Riley wanted to relay the advocacy within writing to her classes. She  engaged students through their use of social media to examine how they can engage in advocacy via a number of activities (see below).  Riley’s classroom goals were: 

 

  • Develop an understanding of the ways that texts advocate through various modes and rhetoric. 
  • Develop an awareness of the advocacy enacted in social media spaces.
  • Recognize how they participate in advocacy in their social media practices. 
  • Recognize their role in advocacy in the creation and dissemination of texts (292).”

 

This goal-oriented plan is an excellent starting point for advocacy assignments that could be applied in the tech-comm classroom. 

 

Classroom Activities Ideas: 

  1.  Advocacy for Self and Others with the Professional Identity: Using the social media platform LinkedIn, students design their page to reflect their personal attitudes toward a topic/problem (For example Food Insecurity) that they find important. Showing more than concern, they must express in this interview how they can contribute to ending this problem.  They are given an interview at a company that deals with that specific problem and pays a life-changing amount of money. 

Goals:

  1.  Make a positive impression on the interviewer
  2. Express a clear ethos
  3. Offer potential solutions within skillset
  1. Infographic As Advocacy: Examine the history and design of an infographic you view as advocating for something. For example, the Reduce, Reuse and Recycle infographic is advocating for a reduction of pollution and for people to exercise mindfulness when creating products or waste. Its history includes X,Y,Z etc…
  2. Dangerous Justification Memos: Read The Ethic of Expediency: Classical Rhetoric, Technology, and the Holocaust by Steven B. Katz and discuss the lack of advocacy that exists for the groups persecuted by Nazi Germany in concentration camps. 

 

Getting Students to Care:

Although Riley was working with a limited sample size and her goals were not entirely met, arising out of this ambitious task was the engagement of students via their social media toward an awareness of advocacy. Students were eager to engage and discussions based on the assignments proved that they had a general awareness of the importance of the TCP advocacy and awareness a writer must consider. However the students’ work was not entirely reflective of a critical analysis/critical thinking shown during these assignments. There is a tremendous impact for future impact for students in their career paths: 

 

Once engaged, students can then begin to consider how all texts advocate. This, in turn, helps them to recognize how technical communication can be created through a lens of advocacy and in what ways technical/professional writers can affect the presentation of materials that can potentially alleviate concerns related to social justice. The use of this knowledge in future employment situations has the potential to empower writers to present information in more socially just ways (299). 

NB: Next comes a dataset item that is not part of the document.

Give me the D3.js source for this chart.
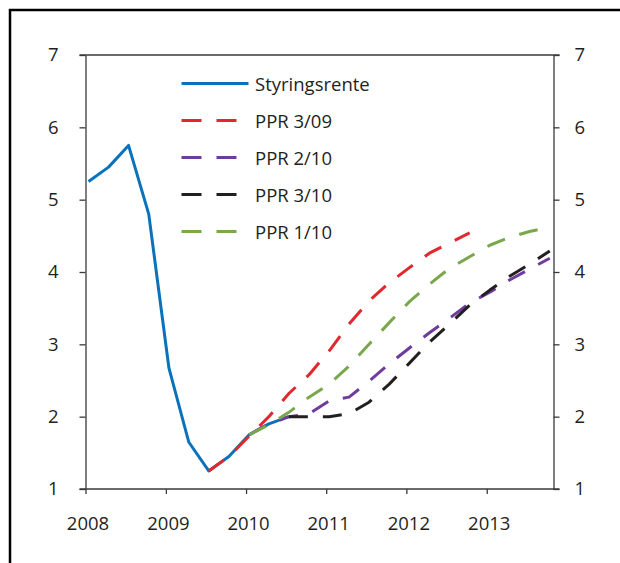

 As teachers of TCP, making students aware of the power of their writing is the first step. Although social media the desired advocacy awareness was not explicitly found, the ideas for student exercises throughout the chapter (294-296) are valuable and easily applied lessons for the current TCP classroom. 

 

Hungry for Change: A Personal Story

Food for many other species relies on hunting and gathering, as well as the defense of that food from other predators. Do you know how incredible it is that we can simply go inside a building for food? Why even go inside? Drive up, yell a number that symbolizes a meal at a total stranger, hand them paper or plastic symbols representing and transferring value and drive away with a happy meal. These intricate networks of human-to-human communication are layers of symbols that we have established in order for some humans to feed others. 

However a flaw exists within the system, not everyone has access to food or resources for food. Food insecurity is everywhere, yet there’s more than enough food for the roughly 8 billion people on earth. How can this giant issue of needing food, not simply be solved by giving food to those that need it? I wish I had a better answer to explain this other than profit, but I don’t. Some people own food resources and want to make money off that resource. 

So what? What can be done by technical communicators? How can writers’ words help feed the hungry? Advocacy. The core of rhetoric is persuasion and as writers of rhetoric we can start to use our creative minds to provide basic human needs. It starts with the identification of a problem, and the call to action. Programs for food insecurity like Meals on Wheels exist out of advocacy, especially for those that cannot advocate for themselves. The website design, the language used and the usability of such a crucial site must be consciously constructed. As technical and professional communicators, we can start to help by looking at the systems in place and evaluating them for their effectiveness and determining whether these designs are human-centered. 



4 thoughts on “Always be Advocating: Technical Communicators and the Power of Rhetoric

  1. Hi gary,
    I loved the way you framed your blog post with your specific narrative voice and the readings! I also really appreciated your suggestions for readings and activities

  2. Hi Gary! I really like how you included a suggestion for a classroom activity from the book. There’s a lot of room in tech com to introduce advocacy and show our students different mediums to advocate on. We talk a lot about LinkedIn, professional identity, and purpose throughout the semester, so it shouldn’t be too challenging to find ways to incorporate adovcacy. Like we talked about in class, the most reasonable addition to consider right now might be having out students reflect on how their professional identity has shifted from the beginning of our course to the end.

  3. Hi Gary!
    It’s great how you tie this all back to the core of rhetoric: persuasion. Persuasion is a key element of advocacy which I feel many writing classrooms fail to make the connection to.

  4. I absolutely love the ‘Infographic as advocacy’ assignment, and I’m definitely going to use it. It would be interesting to make this part of the infographic curriculum across the comms, and compare notes!